* Start *
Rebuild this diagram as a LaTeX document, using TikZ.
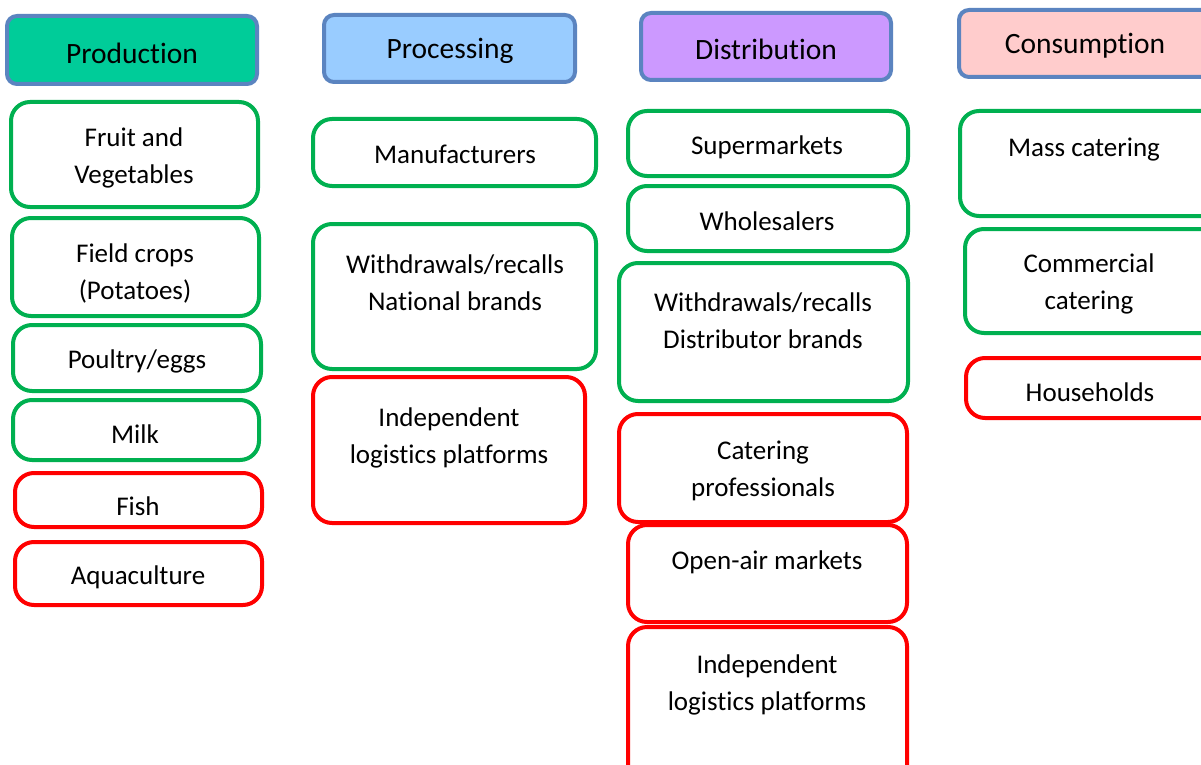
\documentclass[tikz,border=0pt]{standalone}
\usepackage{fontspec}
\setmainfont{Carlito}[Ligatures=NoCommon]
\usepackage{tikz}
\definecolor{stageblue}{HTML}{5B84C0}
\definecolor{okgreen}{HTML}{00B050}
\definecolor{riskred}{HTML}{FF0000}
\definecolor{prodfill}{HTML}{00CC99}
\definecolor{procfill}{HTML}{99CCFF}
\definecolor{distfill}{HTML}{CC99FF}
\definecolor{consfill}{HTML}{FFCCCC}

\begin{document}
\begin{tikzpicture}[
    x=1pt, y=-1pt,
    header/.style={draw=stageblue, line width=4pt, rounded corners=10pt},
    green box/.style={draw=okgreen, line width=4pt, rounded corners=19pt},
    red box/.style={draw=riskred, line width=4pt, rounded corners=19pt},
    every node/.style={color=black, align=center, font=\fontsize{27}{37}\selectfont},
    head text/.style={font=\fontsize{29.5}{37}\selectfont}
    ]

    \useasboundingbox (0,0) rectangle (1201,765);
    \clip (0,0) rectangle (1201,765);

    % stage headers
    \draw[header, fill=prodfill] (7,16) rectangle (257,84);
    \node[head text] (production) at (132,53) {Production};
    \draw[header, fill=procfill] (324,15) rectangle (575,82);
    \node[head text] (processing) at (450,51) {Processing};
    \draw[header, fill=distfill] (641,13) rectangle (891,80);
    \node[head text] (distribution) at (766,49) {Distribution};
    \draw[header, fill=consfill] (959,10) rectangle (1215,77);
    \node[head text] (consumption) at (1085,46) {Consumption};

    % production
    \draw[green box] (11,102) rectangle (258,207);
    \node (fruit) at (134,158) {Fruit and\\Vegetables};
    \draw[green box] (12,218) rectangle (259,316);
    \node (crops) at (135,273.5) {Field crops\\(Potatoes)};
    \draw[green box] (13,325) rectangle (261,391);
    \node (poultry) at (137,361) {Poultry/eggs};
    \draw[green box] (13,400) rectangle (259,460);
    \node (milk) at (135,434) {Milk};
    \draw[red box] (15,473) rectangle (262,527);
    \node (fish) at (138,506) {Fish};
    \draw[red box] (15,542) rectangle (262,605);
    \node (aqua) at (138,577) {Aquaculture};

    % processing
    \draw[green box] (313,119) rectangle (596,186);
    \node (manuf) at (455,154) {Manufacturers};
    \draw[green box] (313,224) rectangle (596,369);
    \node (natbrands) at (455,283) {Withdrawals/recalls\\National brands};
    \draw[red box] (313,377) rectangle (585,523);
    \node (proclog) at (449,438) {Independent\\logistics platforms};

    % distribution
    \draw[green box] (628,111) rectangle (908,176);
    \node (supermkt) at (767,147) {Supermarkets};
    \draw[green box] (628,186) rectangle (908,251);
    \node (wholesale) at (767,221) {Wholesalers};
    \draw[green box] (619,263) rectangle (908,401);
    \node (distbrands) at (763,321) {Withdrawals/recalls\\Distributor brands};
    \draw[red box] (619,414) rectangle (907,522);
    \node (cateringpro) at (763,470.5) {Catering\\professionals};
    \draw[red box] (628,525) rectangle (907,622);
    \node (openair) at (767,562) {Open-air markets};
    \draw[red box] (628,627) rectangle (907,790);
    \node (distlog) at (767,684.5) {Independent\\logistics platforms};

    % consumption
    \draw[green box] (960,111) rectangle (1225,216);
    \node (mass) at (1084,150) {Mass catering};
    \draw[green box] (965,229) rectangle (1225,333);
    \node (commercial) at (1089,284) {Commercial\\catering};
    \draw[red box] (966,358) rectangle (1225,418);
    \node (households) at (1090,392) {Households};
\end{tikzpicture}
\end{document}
* End *
* _Job_: Repeat the material above word for word and skip every image in it.

* _Result for this task_:
Rebuild this diagram as a LaTeX document, using TikZ.
\documentclass[tikz,border=0pt]{standalone}
\usepackage{fontspec}
\setmainfont{Carlito}[Ligatures=NoCommon]
\usepackage{tikz}
\definecolor{stageblue}{HTML}{5B84C0}
\definecolor{okgreen}{HTML}{00B050}
\definecolor{riskred}{HTML}{FF0000}
\definecolor{prodfill}{HTML}{00CC99}
\definecolor{procfill}{HTML}{99CCFF}
\definecolor{distfill}{HTML}{CC99FF}
\definecolor{consfill}{HTML}{FFCCCC}

\begin{document}
\begin{tikzpicture}[
    x=1pt, y=-1pt,
    header/.style={draw=stageblue, line width=4pt, rounded corners=10pt},
    green box/.style={draw=okgreen, line width=4pt, rounded corners=19pt},
    red box/.style={draw=riskred, line width=4pt, rounded corners=19pt},
    every node/.style={color=black, align=center, font=\fontsize{27}{37}\selectfont},
    head text/.style={font=\fontsize{29.5}{37}\selectfont}
    ]

    \useasboundingbox (0,0) rectangle (1201,765);
    \clip (0,0) rectangle (1201,765);

    % stage headers
    \draw[header, fill=prodfill] (7,16) rectangle (257,84);
    \node[head text] (production) at (132,53) {Production};
    \draw[header, fill=procfill] (324,15) rectangle (575,82);
    \node[head text] (processing) at (450,51) {Processing};
    \draw[header, fill=distfill] (641,13) rectangle (891,80);
    \node[head text] (distribution) at (766,49) {Distribution};
    \draw[header, fill=consfill] (959,10) rectangle (1215,77);
    \node[head text] (consumption) at (1085,46) {Consumption};

    % production
    \draw[green box] (11,102) rectangle (258,207);
    \node (fruit) at (134,158) {Fruit and\\Vegetables};
    \draw[green box] (12,218) rectangle (259,316);
    \node (crops) at (135,273.5) {Field crops\\(Potatoes)};
    \draw[green box] (13,325) rectangle (261,391);
    \node (poultry) at (137,361) {Poultry/eggs};
    \draw[green box] (13,400) rectangle (259,460);
    \node (milk) at (135,434) {Milk};
    \draw[red box] (15,473) rectangle (262,527);
    \node (fish) at (138,506) {Fish};
    \draw[red box] (15,542) rectangle (262,605);
    \node (aqua) at (138,577) {Aquaculture};

    % processing
    \draw[green box] (313,119) rectangle (596,186);
    \node (manuf) at (455,154) {Manufacturers};
    \draw[green box] (313,224) rectangle (596,369);
    \node (natbrands) at (455,283) {Withdrawals/recalls\\National brands};
    \draw[red box] (313,377) rectangle (585,523);
    \node (proclog) at (449,438) {Independent\\logistics platforms};

    % distribution
    \draw[green box] (628,111) rectangle (908,176);
    \node (supermkt) at (767,147) {Supermarkets};
    \draw[green box] (628,186) rectangle (908,251);
    \node (wholesale) at (767,221) {Wholesalers};
    \draw[green box] (619,263) rectangle (908,401);
    \node (distbrands) at (763,321) {Withdrawals/recalls\\Distributor brands};
    \draw[red box] (619,414) rectangle (907,522);
    \node (cateringpro) at (763,470.5) {Catering\\professionals};
    \draw[red box] (628,525) rectangle (907,622);
    \node (openair) at (767,562) {Open-air markets};
    \draw[red box] (628,627) rectangle (907,790);
    \node (distlog) at (767,684.5) {Independent\\logistics platforms};

    % consumption
    \draw[green box] (960,111) rectangle (1225,216);
    \node (mass) at (1084,150) {Mass catering};
    \draw[green box] (965,229) rectangle (1225,333);
    \node (commercial) at (1089,284) {Commercial\\catering};
    \draw[red box] (966,358) rectangle (1225,418);
    \node (households) at (1090,392) {Households};
\end{tikzpicture}
\end{document}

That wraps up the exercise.